Paid attendance through Arkansas’ first 10 home games is a paltry 11,086. In an arena that holds about 19,000 people, that’s barely 58 percent of capacity.
Actual attendance is even worse. Using the estimated totals released by the University of Arkansas, the actual number of fannies in seats is less than 6,400 per game (about 33 percent of capacity).
Those numbers likely will escalate to some degree now that the conference season is under way. Still, that many empty seats is exactly the kind of thing that usually buys a coach some extra tee times.
In Arkansas’ case, though, and as much as some restless fans won’t want to hear it, Razorbacks basketball remains a money-maker. That’s according to the folks at both Forbes.com and CNNMoney.com.
CNNMoney’s report ranked Arkansas 10th nationally in terms of profit ($7.76 million) last season, while Forbes’ report ranked Arkansas the 14th-most valuable team ($14.6 million) in the country. And while both entities have different ways of deciphering information provided by the U.S. Department of Education to get their results, the notion Arkansas makes money off its hoops team is rock-solid.

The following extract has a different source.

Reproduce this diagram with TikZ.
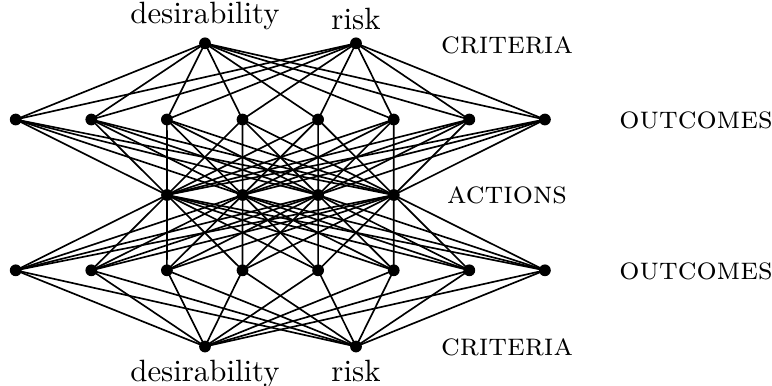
\documentclass[tikz,border=0pt]{standalone}
\begin{document}
\begin{tikzpicture}[x=0.3311pt,y=-0.3311pt,
  dot/.style={circle,fill=black,inner sep=0pt,minimum size=3.9pt},
  edge/.style={line width=0.55pt},
  lbl/.style={font=\fontsize{10.5pt}{12pt}\selectfont\scshape},
  crit/.style={font=\fontsize{10.2pt}{12pt}\selectfont}]
\useasboundingbox (0,0) rectangle (772,385);
% criteria top
\node[dot,label={[crit,inner sep=2pt]above:desirability}] (td) at (205,43.3) {};
\node[dot,label={[crit,inner sep=2pt]above:risk}] (tr) at (356,43.3) {};
% outcomes
\foreach \i in {1,...,8}{
  \node[dot] (o\i) at ({15.7+75.6*(\i-1)},119.5) {};
  \node[dot] (p\i) at ({15.7+75.6*(\i-1)},270.3) {};
}
% actions
\foreach \i in {1,...,4}{
  \node[dot] (a\i) at ({167+75.6*(\i-1)},195) {};
}
% criteria bottom
\node[dot,label={[crit,inner sep=2pt]below:desirability}] (bd) at (205,346.5) {};
\node[dot,label={[crit,inner sep=2pt]below:risk}] (br) at (356,346.5) {};
% edges
\foreach \i in {1,...,8}{
  \draw[edge] (td.center) -- (o\i.center);
  \draw[edge] (tr.center) -- (o\i.center);
  \draw[edge] (bd.center) -- (p\i.center);
  \draw[edge] (br.center) -- (p\i.center);
  \foreach \j in {1,...,4}{
    \draw[edge] (o\i.center) -- (a\j.center);
    \draw[edge] (a\j.center) -- (p\i.center);
  }
}
% layer labels
\node[lbl] (lc1) at (507,45) {criteria};
\node[lbl] (lo1) at (696,120) {outcomes};
\node[lbl] (la) at (507,195) {actions};
\node[lbl] (lo2) at (696,271) {outcomes};
\node[lbl] (lc2) at (507,347) {criteria};
\end{tikzpicture}
\end{document}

Does Arkansas stand to slip in this season’s rankings, likely to be released in March? Given the sagging attendance numbers, probably.
Would shrinking profits be enough to lead athletic director Jeff Long to dump coach John Pelphrey? Or does the collective promise of a shiny recruiting class buy Pelphrey more time?
Sadly, those questions, and not how deep into March this team will be playing, seem to be the ones most Arkansas basketball fans are pondering these days. Well, at least the ones who still bother to show up for the games.
You can bet athletic director Jeff Long will be pondering them, too, if he hasn’t already started. If we’ve learned one thing about Long, after all, it’s that he’s a bottom-line guy.
And when those cash-generating suites are available for practically every remaining game, the bottom line isn’t perfectly healthy. It’s one thing to have some empty cheap seats, but another to have the ones built to hold big-dollar donors and corporate sponsors collecting dust.
In the end, those losses might prove Pelphrey’s most costly.